Does the 2015 supreme court ruling offer any hope for a successful strike?
In 2015 the Supreme Court of Canada made a ruling with regard to a special law used to legislate public sector workers back to work in Saskatchewan in 2008. The ruling has far reaching implications for labour relations in Canada as it establishes that the right to strike of unionized workers is protected by the Canadian Charter’s freedom of association clause. The ruling restricts government’s ability to label public sector workers as “essential services” and requires it to propose some alternative dispute resolution mechanism such as binding arbitration before resorting to special laws.
While all of this would seem to bode very well, if not for the upcoming strike, then for a subsequent court challenge of the inevitable special law, one must not forget that the government has an ace up its sleeve: the notwithstanding clause. Indeed, it was not four days after the supreme court ruling that Saskatchewan Premier Brad Wall was publicly threatening to use the notwithstanding clause in order to continue passing the kind of unfair, anti-democratic back-to-work legislation that was passed by Saskatchewan in 2008. By invoking the notwithstanding clause with the passing of this law the Quebec government would effectively eliminate the possibility of constitutional court challenges by the unions.

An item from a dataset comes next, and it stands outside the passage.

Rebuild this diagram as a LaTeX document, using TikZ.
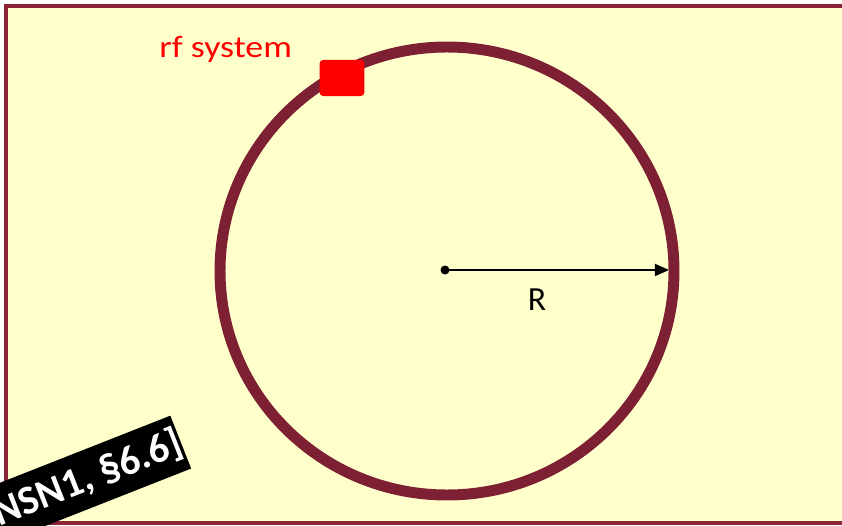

Make an informed decision!
In the end the decision of whether or not to strike is up to each union member. Many will be swayed by the fact that large numbers of public sector workers throughout the province have already voted to strike. This is of course an important consideration as solidarity is ultimately the only source of our power. That said, it is important that all union members make an informed decision and think critically about the assertions being made by their union leaders. If historic cycles that have been making things continually worse are ever to be broken, it may be up to the union’s members, not its leadership, to make this happen.